Location
- Country: Australia
- State: Queensland
- Direction: East-West
- Start: Wallumbilla, Queensland
- To: Brisbane

General information
- Type: Natural gas
- Owner: APA Group
- Operator: APA Group
- Contractors: Thiess
- Commissioned: 1969

Technical information
- Length: 438 km (272 mi)

= Roma to Brisbane Pipeline =

Natural gas pipeline in Queensland, Australia

The Roma to Brisbane Pipeline or Wallumbilla to Brisbane Pipeline is a natural gas pipeline in Queensland, Australia. It is one of five major natural gas pipelines in the state. It is the oldest operating natural gas pipeline in Australia. Operations began in March 1969. An opening ceremony was attended by State Premier Joh Bjelke-Petersen.
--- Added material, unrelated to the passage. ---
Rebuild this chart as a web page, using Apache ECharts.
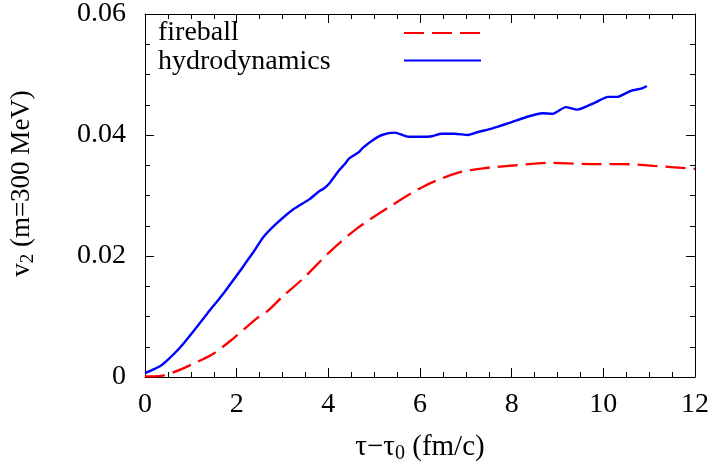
<!DOCTYPE html>
<html>
<head>
<meta charset="utf-8">
<script src="https://cdn.jsdelivr.net/npm/echarts@6/dist/echarts.min.js"></script>
<style>html,body{margin:0;padding:0;background:#fff}#c{width:715px;height:469px}</style>
</head>
<body>
<div id="c"></div>
<script>
var xTicks = [0, 2, 4, 6, 8, 10, 12];
var yTicks = [0, 0.02, 0.04, 0.06];
var seriesNames = ['fireball', 'hydrodynamics'];

var hydroX = [0, 0.2, 0.35, 0.49, 0.63, 0.78, 1.07, 1.36, 1.72, 2.08, 2.21, 2.37, 2.58, 2.86, 3.23, 3.59, 3.8, 3.91, 4.02, 4.24, 4.37, 4.45, 4.67, 4.74, 4.96, 5.17, 5.45, 5.75, 6.04, 6.26, 6.47, 6.75, 7.05, 7.27, 7.48, 7.7, 7.95, 8.38, 8.67, 8.89, 9.18, 9.43, 9.83, 10.1, 10.3, 10.6, 10.84, 10.95];
var hydroY = [0.00065, 0.0013, 0.0019, 0.0028, 0.0038, 0.005, 0.0077, 0.0105, 0.0139, 0.0176, 0.019, 0.0207, 0.0231, 0.0253, 0.0277, 0.0294, 0.0307, 0.0312, 0.032, 0.0342, 0.0353, 0.0361, 0.0372, 0.0378, 0.0391, 0.04, 0.0404, 0.0397, 0.0397, 0.0398, 0.0402, 0.0402, 0.04, 0.0405, 0.0409, 0.0414, 0.042, 0.0431, 0.0436, 0.0435, 0.0446, 0.0442, 0.0454, 0.0463, 0.0463, 0.0473, 0.0477, 0.0481];

var fireX = [0, 0.35, 0.63, 1.0, 1.5, 1.93, 2.44, 2.69, 3.0, 3.44, 4.02, 4.6, 5.35, 6.08, 6.8, 7.38, 8.1, 8.8, 9.68, 10.4, 11.1, 11.84, 12];
var fireY = [0.0001, 0.0002, 0.0008, 0.002, 0.0039, 0.0064, 0.0097, 0.011, 0.0133, 0.0162, 0.0206, 0.0244, 0.0282, 0.0315, 0.0337, 0.0345, 0.035, 0.0354, 0.0352, 0.0352, 0.0349, 0.0345, 0.0344];

function zip(a, b) { return a.map(function (v, i) { return [v, b[i]]; }); }

var FONT = 'Liberation Serif';
var chart = echarts.init(document.getElementById('c'), null, {renderer: 'canvas'});

var axisCommon = {
  axisLine: {show: true, onZero: false, lineStyle: {color: '#000', width: 1}},
  axisTick: {show: true, inside: true, length: 9, lineStyle: {color: '#000', width: 1}},
  minorTick: {show: true, splitNumber: 4, length: 5, lineStyle: {color: '#000', width: 1}},
  splitLine: {show: false}
};

var option = {
  animation: false,
  backgroundColor: '#fff',
  grid: {left: 141, right: 20, top: 13, bottom: 90, containLabel: false},
  xAxis: [
    Object.assign({}, axisCommon, {
      type: 'value', min: 0, max: 12, interval: 2, position: 'bottom',
      axisLabel: {color: '#000', fontFamily: FONT, fontSize: 28, margin: 14},
      name: '{t|τ−τ}{s|0}{t| (fm/c)}', nameLocation: 'middle', nameGap: 53,
      nameTextStyle: {rich: {
        t: {fontFamily: FONT, fontSize: 29, color: '#000'},
        s: {fontFamily: FONT, fontSize: 20, color: '#000', padding: [14, 0, 0, 0]}
      }}
    }),
    Object.assign({}, axisCommon, {
      type: 'value', min: 0, max: 12, interval: 2, position: 'top',
      axisLabel: {show: false}
    })
  ],
  yAxis: [
    Object.assign({}, axisCommon, {
      type: 'value', min: 0, max: 0.06, interval: 0.02, position: 'left',
      axisLabel: {color: '#000', fontFamily: FONT, fontSize: 28, margin: 19,
        formatter: function (v) { return v === 0 ? '0' : v.toFixed(2); }},
      name: '{t|v}{s|2}{t| (m=300 MeV)}', nameLocation: 'middle', nameGap: 107, nameRotate: 90,
      nameTextStyle: {padding: [0, 0, 0, 24], rich: {
        t: {fontFamily: FONT, fontSize: 27, color: '#000'},
        s: {fontFamily: FONT, fontSize: 19, color: '#000', padding: [14, 0, 0, 0]}
      }}
    }),
    Object.assign({}, axisCommon, {
      type: 'value', min: 0, max: 0.06, interval: 0.02, position: 'right',
      axisLabel: {show: false}
    })
  ],
  legend: {
    show: true, orient: 'vertical', left: 403, top: 26, itemGap: 15, padding: 0,
    itemWidth: 77, itemHeight: 14,
    itemStyle: {opacity: 0},
    textStyle: {fontSize: 8},
    formatter: function () { return ''; },
    data: seriesNames
  },
  graphic: [
    {type: 'text', left: 158, top: 19, style: {text: seriesNames[0], fontFamily: FONT, fontSize: 28, fill: '#000'}},
    {type: 'text', left: 158, top: 47.5, style: {text: seriesNames[1], fontFamily: FONT, fontSize: 28, fill: '#000'}}
  ],
  series: [
    {
      name: seriesNames[0], type: 'line', xAxisIndex: 0, yAxisIndex: 0,
      data: zip(fireX, fireY), smooth: 0.3, symbol: 'none', showSymbol: false,
      lineStyle: {color: '#ff0000', width: 2.3, type: [20, 8]},
      itemStyle: {color: '#ff0000'}
    },
    {
      name: seriesNames[1], type: 'line', xAxisIndex: 0, yAxisIndex: 0,
      data: zip(hydroX, hydroY), smooth: 0.2, symbol: 'none', showSymbol: false,
      lineStyle: {color: '#0000ff', width: 2.4},
      itemStyle: {color: '#0000ff'}
    }
  ]
};
chart.setOption(option);
</script>
</body>
</html>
The pipeline was constructed by Thiess. Reserves discovered by 1964 justified the need for a pipeline to markets.

The pipeline moves gas from the fields at Wallumbilla to markets in Brisbane and regional networks via a 438 kilometre long network. Both conventional and coal seam gas are transported.

Gas flow is bi-directional. The Oakey Power Station was strategically built at Oakey on the pipeline to help ensure supply.

The pipeline is owned by APA Group and follows regulations set out by the Australian Energy Regulator.